Ya di dekat desa ini terdapat pulau Menjangan yang terkenal dengan taman lautnya, terumbu karang yang indah dan ikan aneka warna.
Sebelum kedatangan LSM ini, masyarakat desa ini dan juga nelayan dari pulau Jawa sering menangkap ikan di terumbu karang itu dengan cara-cara yang kurang bertanggung jawab sehingga merusak terumbu karang.
LSM ini datang tidak hanya dengan bermodal penyuluhan, tapi mereka juga mengajak turis asing datang berkunjung.
Perlahan-lahan, nama desa inipun menjadi terkenal di manca negara. Turis semakin banyak yang datang dan hotel-hotelpun mulai bermunculan. Dan sebagaimana lazimnya, industri pariwisata adalah jenis industri yang memberikan dampak ekonomi paling merata. Berkembangnya pariwisata ini melahirkan biro-biro jasa penyelaman, usaha transportasi, restoran, spa dan usaha-usaha lain yang berkaitan langsung dengan keperluan para turis.
Gairah ekonomi di Pemuteran berkorelasi langsung dengan perubahan wajah Mushalla Nurul Hikmah. Menurut pengurus Mesjid ini, ketika hotel sudah semakin banyak, warga bermaksud merenovasi mushalla dan membuatnya representatif.
Ketika ide ini mereka sampaikan kepada pemerintah desa. Ide ini langsung disambut hangat oleh Perbekel Desa Pemuteran yang tentu saja beragama Hindu Bali, sebagaimana mayoritas warga Pemuteran. Perbekel adalah istilah yang dipakai di Bali untuk menyebut kepala desa, sebagaimana Reje di Gayo dan Geuchik di Aceh.
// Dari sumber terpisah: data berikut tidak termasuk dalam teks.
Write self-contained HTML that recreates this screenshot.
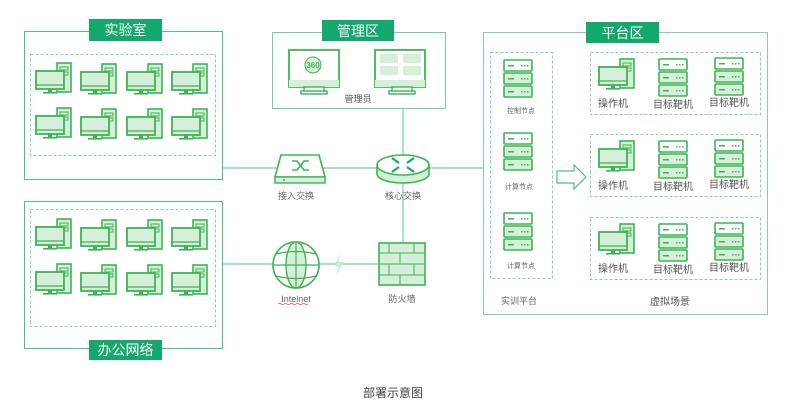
<!DOCTYPE html>
<html><head><meta charset="utf-8"><style>
html,body{margin:0;padding:0;background:#fff;}
svg{display:block;font-family:"Liberation Sans","Noto Sans CJK SC",sans-serif;}
</style></head><body>
<svg width="785" height="405" viewBox="0 0 785 405" xmlns="http://www.w3.org/2000/svg">
<defs>
<g id="pc">
  <rect x="22" y="1" width="14" height="29" fill="#d6efd9" stroke="#3cb553" stroke-width="1.6"/>
  <rect x="25" y="5" width="8" height="3" fill="none" stroke="#3cb553" stroke-width="1"/>
  <rect x="25" y="10" width="8" height="3" fill="none" stroke="#3cb553" stroke-width="1"/>
  <rect x="1" y="9" width="28" height="18" fill="#d6efd9" stroke="#3cb553" stroke-width="1.8"/>
  <line x1="1" y1="23" x2="29" y2="23" stroke="#3cb553" stroke-width="1.2"/>
  <rect x="13" y="27" width="4" height="3" fill="#3cb553"/>
  <rect x="8" y="30" width="14" height="1.6" fill="#3cb553"/>
</g>
<g id="srv">
  <rect x="1" y="1" width="28" height="11" rx="1" fill="#fff" stroke="#3cb553" stroke-width="1.6"/>
  <rect x="1" y="14" width="28" height="11" rx="1" fill="#d6efd9" stroke="#3cb553" stroke-width="1.6"/>
  <rect x="1" y="27" width="28" height="11" rx="1" fill="#d6efd9" stroke="#3cb553" stroke-width="1.6"/>
  <g fill="#3cb553">
   <rect x="5" y="6" width="6" height="1.5"/><rect x="18" y="6" width="1.5" height="1.5"/><rect x="21" y="6" width="1.5" height="1.5"/><rect x="24" y="6" width="1.5" height="1.5"/>
   <rect x="5" y="19" width="6" height="1.5"/><rect x="18" y="19" width="1.5" height="1.5"/><rect x="21" y="19" width="1.5" height="1.5"/><rect x="24" y="19" width="1.5" height="1.5"/>
   <rect x="5" y="32" width="6" height="1.5"/><rect x="18" y="32" width="1.5" height="1.5"/><rect x="21" y="32" width="1.5" height="1.5"/><rect x="24" y="32" width="1.5" height="1.5"/>
  </g>
</g>
</defs>

<!-- lines -->
<g stroke="#6fd0a6" stroke-width="1.2" fill="none">
  <line x1="222" y1="168" x2="483" y2="168"/>
  <line x1="403" y1="95" x2="403" y2="243"/>
  <line x1="222" y1="264" x2="379" y2="264"/>
</g>
<path d="M340 254 L334 266 L339 266 L336 276 L344 262 L339 262 Z" fill="#c6ecd6"/>

<!-- Lab -->
<rect x="24.5" y="31.5" width="198" height="148" fill="none" stroke="#4cc08a" stroke-width="1"/>
<rect x="30.5" y="54.5" width="185" height="101" fill="none" stroke="#7fd4ae" stroke-dasharray="3,2"/>
<rect x="89" y="19" width="73" height="22" fill="#14a96c"/>
<text x="125.5" y="35" font-size="14" fill="#fff" text-anchor="middle">实验室</text>
<use href="#pc" x="35" y="62"/><use href="#pc" x="80" y="63"/><use href="#pc" x="126" y="63"/><use href="#pc" x="171" y="63"/>
<use href="#pc" x="35" y="107"/><use href="#pc" x="80" y="108"/><use href="#pc" x="126" y="108"/><use href="#pc" x="171" y="108"/>

<!-- Office -->
<rect x="24.5" y="201.5" width="198" height="147" fill="none" stroke="#4cc08a" stroke-width="1"/>
<rect x="30.5" y="209.5" width="185" height="117" fill="none" stroke="#7fd4ae" stroke-dasharray="3,2"/>
<rect x="89" y="340" width="73" height="20" fill="#14a96c"/>
<text x="125.5" y="355" font-size="14" fill="#fff" text-anchor="middle">办公网络</text>
<use href="#pc" x="35" y="218"/><use href="#pc" x="80" y="219"/><use href="#pc" x="126" y="219"/><use href="#pc" x="171" y="219"/>
<use href="#pc" x="35" y="263"/><use href="#pc" x="80" y="264"/><use href="#pc" x="126" y="264"/><use href="#pc" x="171" y="264"/>

<!-- Mgmt -->
<rect x="272.5" y="32.5" width="173" height="76" fill="#fff" stroke="#6fd0a6" stroke-width="1"/>
<rect x="322" y="20" width="72" height="21" fill="#14a96c"/>
<text x="358" y="36" font-size="14" fill="#fff" text-anchor="middle">管理区</text>
<g stroke="#3cb553" stroke-width="1.8">
 <rect x="289" y="50" width="50" height="37" fill="#fff"/>
 <rect x="289" y="80" width="50" height="7" fill="#d6efd9" stroke-width="0"/>
 <rect x="304" y="87" width="20" height="5" fill="#fff" stroke-width="1.4"/>
 <rect x="301" y="91" width="26" height="3" fill="#fff" stroke-width="1.4"/>
 <rect x="375" y="50" width="50" height="37" fill="#fff"/>
 <rect x="375" y="80" width="50" height="7" fill="#d6efd9" stroke-width="0"/>
 <rect x="392" y="87" width="20" height="5" fill="#fff" stroke-width="1.4"/>
 <rect x="389" y="91" width="26" height="3" fill="#fff" stroke-width="1.4"/>
</g>
<circle cx="313" cy="65" r="8" fill="#d6efd9" stroke="#3cb553"/>
<text x="313" y="68" font-size="8" font-weight="bold" fill="#3cb553" text-anchor="middle">360</text>
<g fill="#d6efd9"><rect x="380" y="54" width="18" height="9"/><rect x="403" y="54" width="18" height="9"/><rect x="380" y="66" width="18" height="9"/><rect x="403" y="66" width="18" height="9"/></g>
<text x="358" y="102" font-size="9" fill="#555" text-anchor="middle">管理员</text>

<!-- switch -->
<path d="M281 155 L319 155 L325 177 L275 177 Z" fill="#fff" stroke="#3cb553" stroke-width="1.6"/>
<rect x="275" y="177" width="50" height="6" fill="#d6efd9" stroke="#3cb553" stroke-width="1.4"/>
<circle cx="284" cy="180" r="1" fill="#3cb553"/>
<path d="M292 161 h5 l7 9 h5 M292 170 h5 l7 -9 h5" fill="none" stroke="#3cb553" stroke-width="1.6"/>
<text x="296" y="199" font-size="9" fill="#666" text-anchor="middle">接入交换</text>

<!-- router -->
<path d="M377 165 v9 a26 9 0 0 0 52 0 v-9" fill="#d6efd9" stroke="#3cb553" stroke-width="1.6"/>
<ellipse cx="403" cy="165" rx="26" ry="10" fill="#fff" stroke="#3cb553" stroke-width="1.6"/>
<g stroke="#14a96c" stroke-width="2.2"><line x1="392" y1="158" x2="399" y2="163"/><line x1="414" y1="158" x2="407" y2="163"/><line x1="392" y1="172" x2="399" y2="167"/><line x1="414" y1="172" x2="407" y2="167"/></g>
<text x="403" y="199" font-size="9" fill="#666" text-anchor="middle">核心交换</text>

<!-- globe -->
<circle cx="296" cy="265" r="23" fill="#fff" stroke="#3cb553" stroke-width="1.6"/>
<ellipse cx="296" cy="265" rx="10" ry="23" fill="#d6efd9" stroke="#3cb553" stroke-width="1.4"/>
<line x1="296" y1="242" x2="296" y2="288" stroke="#3cb553" stroke-width="1.2"/>
<path d="M276 254 Q296 249 316 254 M273 265 H319 M276 276 Q296 281 316 276" fill="none" stroke="#3cb553" stroke-width="1.2"/>
<text x="296" y="302" font-size="9" fill="#666" text-anchor="middle">Intelnet</text>
<path d="M278 304 q1.5 -1.5 3 0 t3 0 t3 0 t3 0 t3 0 t3 0 t3 0 t3 0 t3 0 t3 0" fill="none" stroke="#e44" stroke-width="0.7"/>

<!-- firewall -->
<rect x="379" y="243" width="46" height="42" fill="#d6efd9" stroke="#3cb553" stroke-width="1.6"/>
<g stroke="#3cb553" stroke-width="1"><line x1="379" y1="253" x2="425" y2="253"/><line x1="379" y1="264" x2="425" y2="264"/><line x1="379" y1="275" x2="425" y2="275"/>
<line x1="389" y1="243" x2="389" y2="253"/><line x1="414" y1="243" x2="414" y2="253"/><line x1="400" y1="253" x2="400" y2="264"/><line x1="389" y1="264" x2="389" y2="275"/><line x1="414" y1="264" x2="414" y2="275"/><line x1="400" y1="275" x2="400" y2="285"/></g>
<text x="402" y="302" font-size="9" fill="#666" text-anchor="middle">防火墙</text>

<!-- platform -->
<rect x="483.5" y="32.5" width="284" height="282" fill="none" stroke="#7fd4ae" stroke-width="1"/>
<rect x="586" y="22" width="73" height="21" fill="#14a96c"/>
<text x="622.5" y="38" font-size="14" fill="#fff" text-anchor="middle">平台区</text>
<rect x="490.5" y="52.5" width="62" height="226" fill="none" stroke="#7fd4ae" stroke-dasharray="3,2"/>
<use href="#srv" x="503" y="59"/><use href="#srv" x="503" y="132"/><use href="#srv" x="503" y="212"/>
<text x="521" y="113" font-size="7" fill="#666" text-anchor="middle">控制节点</text>
<text x="519" y="189" font-size="7" fill="#666" text-anchor="middle">计算节点</text>
<text x="521" y="268" font-size="7" fill="#666" text-anchor="middle">计算节点</text>
<text x="519" y="304" font-size="9" fill="#666" text-anchor="middle">实训平台</text>
<path d="M557 171 h17 v-6 l12 12 l-12 12 v-6 h-17 z" fill="#fff" stroke="#4cc08a" stroke-width="1.2"/>
<g fill="none" stroke="#7fd4ae" stroke-dasharray="3,2">
 <rect x="590.5" y="52.5" width="170" height="62"/>
 <rect x="590.5" y="134.5" width="170" height="62"/>
 <rect x="590.5" y="217.5" width="170" height="62"/>
</g>
<g font-size="10" fill="#555" text-anchor="middle">
<use href="#pc" x="598" y="58"/><use href="#srv" x="658" y="58"/><use href="#srv" x="714" y="57"/>
<text x="613" y="107">操作机</text><text x="673" y="108">目标靶机</text><text x="729" y="106">目标靶机</text>
<use href="#pc" x="598" y="140"/><use href="#srv" x="658" y="140"/><use href="#srv" x="714" y="139"/>
<text x="613" y="189">操作机</text><text x="673" y="190">目标靶机</text><text x="729" y="188">目标靶机</text>
<use href="#pc" x="598" y="223"/><use href="#srv" x="658" y="223"/><use href="#srv" x="714" y="222"/>
<text x="613" y="272">操作机</text><text x="673" y="273">目标靶机</text><text x="729" y="271">目标靶机</text>
<text x="670" y="305">虚拟场景</text>
</g>

<text x="393" y="397" font-size="12" fill="#444" text-anchor="middle">部署示意图</text>
</svg>
</body></html>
Menurut pengurus mesjid, terkait ide ini Pak Perbekel langsung menyurati hotel-hotel yang ada di Pemuteran agar menyumbang pembangunan mesjid ini. Perbekel mematok angka minimal 15 juta. Hotel Adi Assri yang berjarak sekitar 100 Meter dari Mesjid. Meski tamu hotelnya paling banyak mengeluh karena terbangun akibat mendengar azan subuh dari corong mesjid, menyumbang 60 juta.
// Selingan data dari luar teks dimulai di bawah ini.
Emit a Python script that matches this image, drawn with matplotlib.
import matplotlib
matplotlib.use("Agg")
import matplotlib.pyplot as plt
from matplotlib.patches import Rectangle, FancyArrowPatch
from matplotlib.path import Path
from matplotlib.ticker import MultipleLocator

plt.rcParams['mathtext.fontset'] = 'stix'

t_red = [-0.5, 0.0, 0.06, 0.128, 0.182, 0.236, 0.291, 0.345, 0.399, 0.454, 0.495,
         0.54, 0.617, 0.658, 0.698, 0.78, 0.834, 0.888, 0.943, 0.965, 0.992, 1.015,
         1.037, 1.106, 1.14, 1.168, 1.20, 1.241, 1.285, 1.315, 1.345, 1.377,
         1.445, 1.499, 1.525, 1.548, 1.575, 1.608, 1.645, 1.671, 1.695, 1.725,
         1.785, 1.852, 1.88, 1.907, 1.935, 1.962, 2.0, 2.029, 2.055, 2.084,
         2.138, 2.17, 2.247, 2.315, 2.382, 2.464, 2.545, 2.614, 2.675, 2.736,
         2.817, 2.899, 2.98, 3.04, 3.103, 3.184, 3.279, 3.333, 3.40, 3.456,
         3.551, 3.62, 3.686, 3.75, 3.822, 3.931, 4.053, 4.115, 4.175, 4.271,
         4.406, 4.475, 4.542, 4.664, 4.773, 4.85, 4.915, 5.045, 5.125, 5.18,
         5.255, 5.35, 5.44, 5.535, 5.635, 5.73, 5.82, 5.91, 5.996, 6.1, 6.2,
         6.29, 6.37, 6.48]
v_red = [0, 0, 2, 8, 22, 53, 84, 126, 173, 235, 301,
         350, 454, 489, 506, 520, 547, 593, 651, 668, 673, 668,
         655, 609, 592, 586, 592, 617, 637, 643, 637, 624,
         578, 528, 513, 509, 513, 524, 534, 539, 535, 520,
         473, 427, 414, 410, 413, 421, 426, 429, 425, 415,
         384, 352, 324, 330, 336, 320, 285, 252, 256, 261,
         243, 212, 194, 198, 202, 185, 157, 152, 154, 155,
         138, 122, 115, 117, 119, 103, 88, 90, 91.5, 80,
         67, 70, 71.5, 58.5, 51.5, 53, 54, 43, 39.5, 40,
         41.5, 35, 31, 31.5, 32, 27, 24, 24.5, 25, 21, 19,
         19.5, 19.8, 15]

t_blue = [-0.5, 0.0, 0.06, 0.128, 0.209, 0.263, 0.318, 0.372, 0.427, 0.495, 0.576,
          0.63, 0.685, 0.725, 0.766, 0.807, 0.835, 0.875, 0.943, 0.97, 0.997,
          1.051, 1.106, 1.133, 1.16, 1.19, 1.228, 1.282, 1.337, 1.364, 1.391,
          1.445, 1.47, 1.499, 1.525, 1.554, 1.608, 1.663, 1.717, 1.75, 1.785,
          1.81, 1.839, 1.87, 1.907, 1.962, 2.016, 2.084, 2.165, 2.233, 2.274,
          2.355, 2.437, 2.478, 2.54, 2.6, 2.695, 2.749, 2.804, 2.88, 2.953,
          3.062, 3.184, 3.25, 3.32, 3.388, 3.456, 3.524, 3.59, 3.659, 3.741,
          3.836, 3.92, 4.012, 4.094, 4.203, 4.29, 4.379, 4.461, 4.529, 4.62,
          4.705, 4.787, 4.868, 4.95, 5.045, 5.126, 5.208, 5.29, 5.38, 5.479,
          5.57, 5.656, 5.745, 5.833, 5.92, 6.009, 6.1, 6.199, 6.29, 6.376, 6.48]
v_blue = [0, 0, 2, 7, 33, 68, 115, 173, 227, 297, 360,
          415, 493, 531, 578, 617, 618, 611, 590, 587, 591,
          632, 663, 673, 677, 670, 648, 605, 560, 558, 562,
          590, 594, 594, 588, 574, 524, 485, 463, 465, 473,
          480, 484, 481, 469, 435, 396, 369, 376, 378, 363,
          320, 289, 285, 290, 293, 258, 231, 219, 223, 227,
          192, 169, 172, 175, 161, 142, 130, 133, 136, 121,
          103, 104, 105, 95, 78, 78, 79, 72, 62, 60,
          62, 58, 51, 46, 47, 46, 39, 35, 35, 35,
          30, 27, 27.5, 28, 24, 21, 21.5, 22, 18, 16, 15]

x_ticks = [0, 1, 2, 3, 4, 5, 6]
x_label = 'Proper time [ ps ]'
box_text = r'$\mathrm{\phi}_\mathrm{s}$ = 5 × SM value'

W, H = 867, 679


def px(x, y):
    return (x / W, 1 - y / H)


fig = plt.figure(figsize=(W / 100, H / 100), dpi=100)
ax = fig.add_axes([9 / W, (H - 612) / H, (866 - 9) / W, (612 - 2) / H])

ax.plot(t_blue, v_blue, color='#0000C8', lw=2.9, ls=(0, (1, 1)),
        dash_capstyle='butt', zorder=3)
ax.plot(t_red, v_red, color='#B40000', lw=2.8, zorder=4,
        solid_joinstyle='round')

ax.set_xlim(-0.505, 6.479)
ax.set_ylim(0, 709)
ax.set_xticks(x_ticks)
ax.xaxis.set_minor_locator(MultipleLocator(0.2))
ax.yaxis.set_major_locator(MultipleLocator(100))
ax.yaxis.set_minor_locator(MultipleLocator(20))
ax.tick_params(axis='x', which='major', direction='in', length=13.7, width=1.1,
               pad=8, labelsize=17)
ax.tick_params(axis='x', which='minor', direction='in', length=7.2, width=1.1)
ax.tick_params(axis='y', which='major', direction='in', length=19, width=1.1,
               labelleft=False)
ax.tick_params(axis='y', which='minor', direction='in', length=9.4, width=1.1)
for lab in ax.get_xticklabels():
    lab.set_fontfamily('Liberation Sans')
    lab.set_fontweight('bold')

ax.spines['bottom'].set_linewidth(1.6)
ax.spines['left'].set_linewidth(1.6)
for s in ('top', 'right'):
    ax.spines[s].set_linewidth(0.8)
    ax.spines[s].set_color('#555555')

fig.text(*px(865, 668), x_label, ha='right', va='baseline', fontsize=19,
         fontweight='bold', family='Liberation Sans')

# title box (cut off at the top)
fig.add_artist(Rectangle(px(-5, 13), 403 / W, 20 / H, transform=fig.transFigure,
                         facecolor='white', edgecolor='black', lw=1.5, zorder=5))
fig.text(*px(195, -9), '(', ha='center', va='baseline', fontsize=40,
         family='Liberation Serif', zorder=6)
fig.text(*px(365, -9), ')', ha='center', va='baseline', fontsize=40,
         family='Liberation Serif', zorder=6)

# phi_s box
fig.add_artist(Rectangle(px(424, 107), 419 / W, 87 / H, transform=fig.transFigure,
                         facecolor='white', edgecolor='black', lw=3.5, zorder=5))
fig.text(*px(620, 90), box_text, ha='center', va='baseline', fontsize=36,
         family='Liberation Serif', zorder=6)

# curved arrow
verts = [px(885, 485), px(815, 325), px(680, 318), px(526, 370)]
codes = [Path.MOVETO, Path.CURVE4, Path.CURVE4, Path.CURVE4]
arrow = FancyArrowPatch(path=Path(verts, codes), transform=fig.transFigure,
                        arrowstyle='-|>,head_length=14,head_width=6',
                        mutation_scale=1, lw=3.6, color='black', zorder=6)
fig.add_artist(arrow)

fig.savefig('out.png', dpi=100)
Begitulah, akhirnya mushalla kayu berbentuk panggung berukuran 3,5 x 3,5 meter inipun bermetamorfosa menjadi mesjid Nurul Hikmah. Yang sekarang bahkan ruang wudhuknya pun lebih besar dibanding ukuran mushalla yang lama.
Ramadhan tahun ini, saya sempat berbuka puasa dan menunaikan shalat thawarih di mesjid ini. Saat itu, suasana di sana sudah sama persis seperti mesjid-mesjid lain di Bali. Ada ifthar bagi siapapun yang datang untuk menunaikan shalat maghrib. Lalu usai shalat maghrib, masih ada nasi bungkus lengkap dengan lauk-pauknya.
Seperti desa-desa Bali lain di mana muslim dan umat hindu Bali hidup berdampingan bergenerasi-generasi, tak pernah ada friksi apalagi konflik antara warga muslim dan warga Bali yang mayoritas di desa ini.